[Start DATA SHOWN]

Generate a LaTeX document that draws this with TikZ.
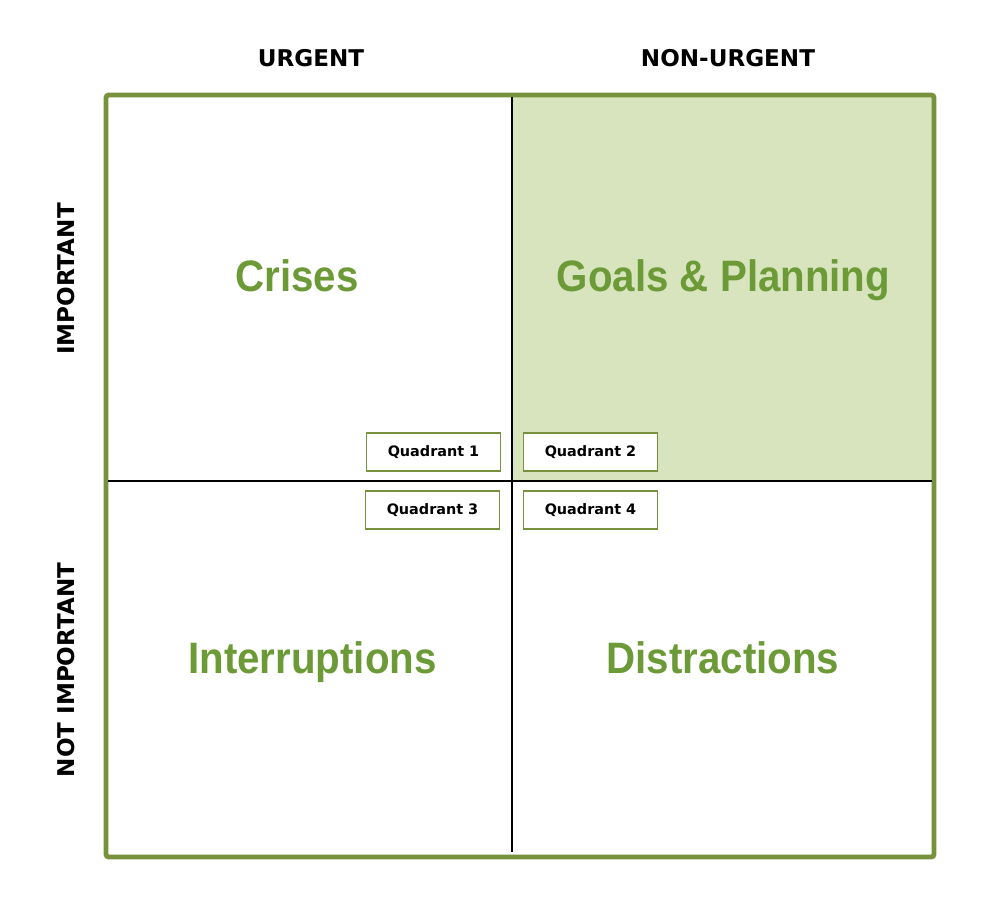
\documentclass[tikz,border=0pt]{standalone}
\usepackage{fontspec}
\setmainfont{Liberation Sans}
\newfontfamily\labelfont{DejaVu Sans}
\usepackage{xcolor}
\definecolor{framegreen}{HTML}{76923C}
\definecolor{textgreen}{HTML}{6B9A37}
\definecolor{fillgreen}{HTML}{D7E4BD}
\usetikzlibrary{positioning}

\begin{document}
\begin{tikzpicture}[x=0.75pt,y=-0.75pt,
  frame/.style={draw=framegreen,line width=3.6pt,rounded corners=2pt},
  divider/.style={draw=black,line width=1.1pt},
  title/.style={font=\fontsize{33}{33}\selectfont\bfseries,text=textgreen,xscale=0.915,transform shape,inner sep=0pt,anchor=base},
  axislab/.style={font=\labelfont\fontsize{17.3}{17.3}\selectfont\bfseries,text=black,inner sep=0pt},
  tag/.style={draw=framegreen,line width=0.9pt,fill=white,minimum width=100pt,minimum height=28.5pt,inner sep=0pt,font=\labelfont\fontsize{10.8}{10.8}\selectfont\bfseries}]
\useasboundingbox (0,0) rectangle (1000,910);
% corners and centre of the matrix
\coordinate (nw) at (106,95);
\coordinate (se) at (934,857);
\coordinate (ctr) at (512,481);
\fill[fillgreen] (ctr) rectangle (932,97);
\draw[frame] (nw) rectangle (se);
\draw[divider] (512,97) -- (512,852);
\draw[divider] (108,481) -- (932,481);
% column and row headings
\node[axislab] (urgent) at (311,58) {URGENT};
\node[axislab] (nonurgent) at (728,58) {NON-URGENT};
\node[axislab,rotate=90] (important) at (66,279) {IMPORTANT};
\node[axislab,rotate=90] (notimportant) at (66,670) {NOT IMPORTANT};
% quadrant names
\node[title] (crises) at (297,291) {Crises};
\node[title] (goals) at (723.5,291) {Goals \& Planning};
\node[title] (interrupt) at (312.5,673) {Interruptions};
\node[title] (distract) at (723,673) {Distractions};
% quadrant tags
\node[tag] (q1) at (433.5,452) {Quadrant 1};
\node[tag] (q2) at (590.5,452) {Quadrant 2};
\node[tag] (q3) at (432.5,510) {Quadrant 3};
\node[tag] (q4) at (590.5,510) {Quadrant 4};
\end{tikzpicture}
\end{document}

[End DATA SHOWN]

* YOUR TASK
Reproduce the whole listing exactly, but not the images in it.

* PROBLEM SOLUTION
Generate a LaTeX document that draws this with TikZ.
\documentclass[tikz,border=0pt]{standalone}
\usepackage{fontspec}
\setmainfont{Liberation Sans}
\newfontfamily\labelfont{DejaVu Sans}
\usepackage{xcolor}
\definecolor{framegreen}{HTML}{76923C}
\definecolor{textgreen}{HTML}{6B9A37}
\definecolor{fillgreen}{HTML}{D7E4BD}
\usetikzlibrary{positioning}

\begin{document}
\begin{tikzpicture}[x=0.75pt,y=-0.75pt,
  frame/.style={draw=framegreen,line width=3.6pt,rounded corners=2pt},
  divider/.style={draw=black,line width=1.1pt},
  title/.style={font=\fontsize{33}{33}\selectfont\bfseries,text=textgreen,xscale=0.915,transform shape,inner sep=0pt,anchor=base},
  axislab/.style={font=\labelfont\fontsize{17.3}{17.3}\selectfont\bfseries,text=black,inner sep=0pt},
  tag/.style={draw=framegreen,line width=0.9pt,fill=white,minimum width=100pt,minimum height=28.5pt,inner sep=0pt,font=\labelfont\fontsize{10.8}{10.8}\selectfont\bfseries}]
\useasboundingbox (0,0) rectangle (1000,910);
% corners and centre of the matrix
\coordinate (nw) at (106,95);
\coordinate (se) at (934,857);
\coordinate (ctr) at (512,481);
\fill[fillgreen] (ctr) rectangle (932,97);
\draw[frame] (nw) rectangle (se);
\draw[divider] (512,97) -- (512,852);
\draw[divider] (108,481) -- (932,481);
% column and row headings
\node[axislab] (urgent) at (311,58) {URGENT};
\node[axislab] (nonurgent) at (728,58) {NON-URGENT};
\node[axislab,rotate=90] (important) at (66,279) {IMPORTANT};
\node[axislab,rotate=90] (notimportant) at (66,670) {NOT IMPORTANT};
% quadrant names
\node[title] (crises) at (297,291) {Crises};
\node[title] (goals) at (723.5,291) {Goals \& Planning};
\node[title] (interrupt) at (312.5,673) {Interruptions};
\node[title] (distract) at (723,673) {Distractions};
% quadrant tags
\node[tag] (q1) at (433.5,452) {Quadrant 1};
\node[tag] (q2) at (590.5,452) {Quadrant 2};
\node[tag] (q3) at (432.5,510) {Quadrant 3};
\node[tag] (q4) at (590.5,510) {Quadrant 4};
\end{tikzpicture}
\end{document}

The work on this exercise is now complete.